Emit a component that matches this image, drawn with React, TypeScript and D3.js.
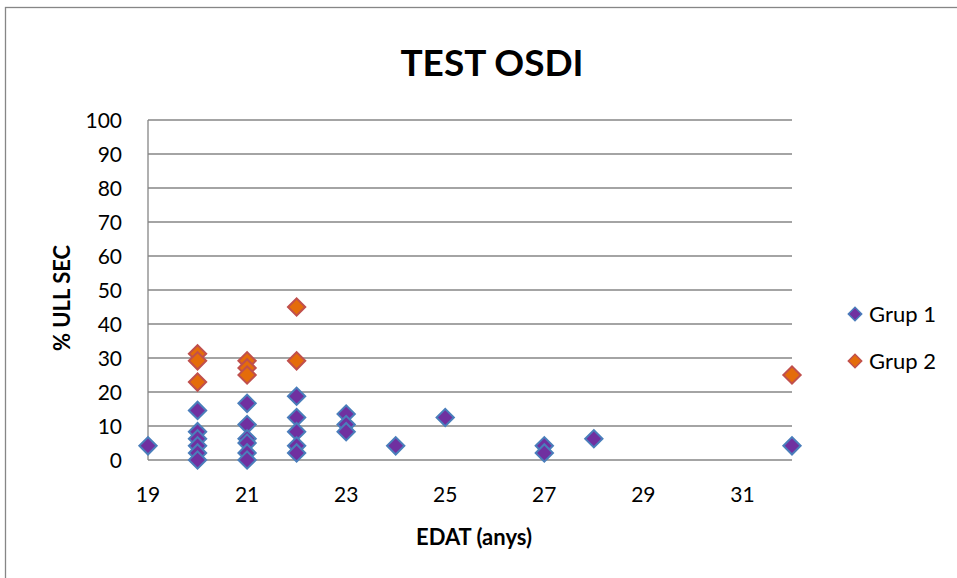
import * as d3 from 'd3';

// Grup 1 (age, % ull sec)
const g1Age = [19, 20, 20, 20, 20, 20, 20, 21, 21, 21, 21, 21, 21, 22, 22, 22, 22, 22, 23, 23, 23, 24, 25, 27, 27, 28, 32];
const g1Val = [4.17, 14.58, 8.33, 6.25, 4.17, 2.08, 0, 16.67, 10.42, 6.25, 5.0, 2.08, 0, 18.75, 12.5, 8.33, 4.17, 2.08, 13.54, 10.42, 8.33, 4.17, 12.5, 4.17, 2.08, 6.25, 4.17];
// Grup 2
const g2Age = [20, 20, 20, 21, 21, 21, 22, 22, 32];
const g2Val = [31.25, 29.17, 22.92, 29.17, 27.08, 25, 45, 29.17, 25];

const xTicks = [19, 21, 23, 25, 27, 29, 31];
const yTicks = [0, 10, 20, 30, 40, 50, 60, 70, 80, 90, 100];
const seriesNames = ['Grup 1', 'Grup 2'];

const COLORS = {
    grid: '#868686',
    text: '#000',
    g1Fill: '#7030A0',
    g1Stroke: '#4A7EBB',
    g2Fill: '#E46C0A',
    g2Stroke: '#C0504D',
};

const FONT = 'Lato, "Noto Sans", sans-serif';

export default function App() {
    const width = 957;
    const height = 578;
    const plot = { left: 148, right: 792, top: 120, bottom: 460 };

    const x = d3.scaleLinear().domain([19, 32]).range([plot.left, plot.right]);
    const y = d3.scaleLinear().domain([0, 100]).range([plot.bottom, plot.top]);

    // Excel-style diamond: square rotated 45deg
    const diamond = d3.symbol().type(d3.symbolSquare).size(150)();

    const g1 = g1Age.map((a, i) => ({ a, v: g1Val[i] }));
    const g2 = g2Age.map((a, i) => ({ a, v: g2Val[i] }));

    const styles = [
        { fill: COLORS.g1Fill, stroke: COLORS.g1Stroke },
        { fill: COLORS.g2Fill, stroke: COLORS.g2Stroke },
    ];

    return (
        <svg width={width} height={height}
            style={{ position: 'absolute', left: 0, top: 0, background: '#fff', fontFamily: FONT }}>
            {/* chart border */}
            <rect x={5.5} y={7.5} width={1000} height={700} fill="none" stroke={COLORS.grid} strokeWidth={1.3} />

            <text x={492} y={76} textAnchor="middle" fontSize={37} fontWeight="bold" fill={COLORS.text}>
                TEST OSDI
            </text>

            {/* gridlines */}
            {yTicks.map(t => (
                <line key={t} x1={plot.left} x2={plot.right} y1={y(t)} y2={y(t)}
                    stroke={COLORS.grid} strokeWidth={1.3} />
            ))}
            <line x1={plot.left} x2={plot.left} y1={plot.top} y2={plot.bottom} stroke={COLORS.grid} strokeWidth={1.3} />

            {/* y tick labels */}
            {yTicks.map(t => (
                <text key={t} x={plot.left - 26} y={y(t) + 8} textAnchor="end" fontSize={21} fill={COLORS.text}>{t}</text>
            ))}
            {/* x tick labels */}
            {xTicks.map(t => (
                <text key={t} x={x(t)} y={plot.bottom + 42} textAnchor="middle" fontSize={21} fill={COLORS.text}>{t}</text>
            ))}

            <text x={0} y={0} transform={`translate(${70},${298}) rotate(-90)`} textAnchor="middle"
                fontSize={22} fontWeight="bold" fill={COLORS.text}>% ULL SEC</text>
            <text x={474} y={545} textAnchor="middle"
                fontSize={22} fontWeight="bold" fill={COLORS.text}>EDAT (anys)</text>

            {/* points */}
            {[g1, g2].map((pts, si) => (
                <g key={si}>
                    {pts.map((d, i) => (
                        <path key={i} d={diamond}
                            transform={`translate(${x(d.a)},${y(d.v)}) rotate(45)`}
                            fill={styles[si].fill} stroke={styles[si].stroke} strokeWidth={2} />
                    ))}
                </g>
            ))}

            {/* legend */}
            {seriesNames.map((name, i) => (
                <g key={name} transform={`translate(855,${314 + i * 47})`}>
                    <path d={d3.symbol().type(d3.symbolSquare).size(90)()} transform="rotate(45)"
                        fill={styles[i].fill} stroke={styles[i].stroke} strokeWidth={1.5} />
                    <text x={14} y={8} fontSize={22} fill={COLORS.text}>{name}</text>
                </g>
            ))}
        </svg>
    );
}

----

[Task directions] Repeat the data above exactly, but not the pictures.

[Exercise solution]
Emit a component that matches this image, drawn with React, TypeScript and D3.js.
import * as d3 from 'd3';

// Grup 1 (age, % ull sec)
const g1Age = [19, 20, 20, 20, 20, 20, 20, 21, 21, 21, 21, 21, 21, 22, 22, 22, 22, 22, 23, 23, 23, 24, 25, 27, 27, 28, 32];
const g1Val = [4.17, 14.58, 8.33, 6.25, 4.17, 2.08, 0, 16.67, 10.42, 6.25, 5.0, 2.08, 0, 18.75, 12.5, 8.33, 4.17, 2.08, 13.54, 10.42, 8.33, 4.17, 12.5, 4.17, 2.08, 6.25, 4.17];
// Grup 2
const g2Age = [20, 20, 20, 21, 21, 21, 22, 22, 32];
const g2Val = [31.25, 29.17, 22.92, 29.17, 27.08, 25, 45, 29.17, 25];

const xTicks = [19, 21, 23, 25, 27, 29, 31];
const yTicks = [0, 10, 20, 30, 40, 50, 60, 70, 80, 90, 100];
const seriesNames = ['Grup 1', 'Grup 2'];

const COLORS = {
    grid: '#868686',
    text: '#000',
    g1Fill: '#7030A0',
    g1Stroke: '#4A7EBB',
    g2Fill: '#E46C0A',
    g2Stroke: '#C0504D',
};

const FONT = 'Lato, "Noto Sans", sans-serif';

export default function App() {
    const width = 957;
    const height = 578;
    const plot = { left: 148, right: 792, top: 120, bottom: 460 };

    const x = d3.scaleLinear().domain([19, 32]).range([plot.left, plot.right]);
    const y = d3.scaleLinear().domain([0, 100]).range([plot.bottom, plot.top]);

    // Excel-style diamond: square rotated 45deg
    const diamond = d3.symbol().type(d3.symbolSquare).size(150)();

    const g1 = g1Age.map((a, i) => ({ a, v: g1Val[i] }));
    const g2 = g2Age.map((a, i) => ({ a, v: g2Val[i] }));

    const styles = [
        { fill: COLORS.g1Fill, stroke: COLORS.g1Stroke },
        { fill: COLORS.g2Fill, stroke: COLORS.g2Stroke },
    ];

    return (
        <svg width={width} height={height}
            style={{ position: 'absolute', left: 0, top: 0, background: '#fff', fontFamily: FONT }}>
            {/* chart border */}
            <rect x={5.5} y={7.5} width={1000} height={700} fill="none" stroke={COLORS.grid} strokeWidth={1.3} />

            <text x={492} y={76} textAnchor="middle" fontSize={37} fontWeight="bold" fill={COLORS.text}>
                TEST OSDI
            </text>

            {/* gridlines */}
            {yTicks.map(t => (
                <line key={t} x1={plot.left} x2={plot.right} y1={y(t)} y2={y(t)}
                    stroke={COLORS.grid} strokeWidth={1.3} />
            ))}
            <line x1={plot.left} x2={plot.left} y1={plot.top} y2={plot.bottom} stroke={COLORS.grid} strokeWidth={1.3} />

            {/* y tick labels */}
            {yTicks.map(t => (
                <text key={t} x={plot.left - 26} y={y(t) + 8} textAnchor="end" fontSize={21} fill={COLORS.text}>{t}</text>
            ))}
            {/* x tick labels */}
            {xTicks.map(t => (
                <text key={t} x={x(t)} y={plot.bottom + 42} textAnchor="middle" fontSize={21} fill={COLORS.text}>{t}</text>
            ))}

            <text x={0} y={0} transform={`translate(${70},${298}) rotate(-90)`} textAnchor="middle"
                fontSize={22} fontWeight="bold" fill={COLORS.text}>% ULL SEC</text>
            <text x={474} y={545} textAnchor="middle"
                fontSize={22} fontWeight="bold" fill={COLORS.text}>EDAT (anys)</text>

            {/* points */}
            {[g1, g2].map((pts, si) => (
                <g key={si}>
                    {pts.map((d, i) => (
                        <path key={i} d={diamond}
                            transform={`translate(${x(d.a)},${y(d.v)}) rotate(45)`}
                            fill={styles[si].fill} stroke={styles[si].stroke} strokeWidth={2} />
                    ))}
                </g>
            ))}

            {/* legend */}
            {seriesNames.map((name, i) => (
                <g key={name} transform={`translate(855,${314 + i * 47})`}>
                    <path d={d3.symbol().type(d3.symbolSquare).size(90)()} transform="rotate(45)"
                        fill={styles[i].fill} stroke={styles[i].stroke} strokeWidth={1.5} />
                    <text x={14} y={8} fontSize={22} fill={COLORS.text}>{name}</text>
                </g>
            ))}
        </svg>
    );
}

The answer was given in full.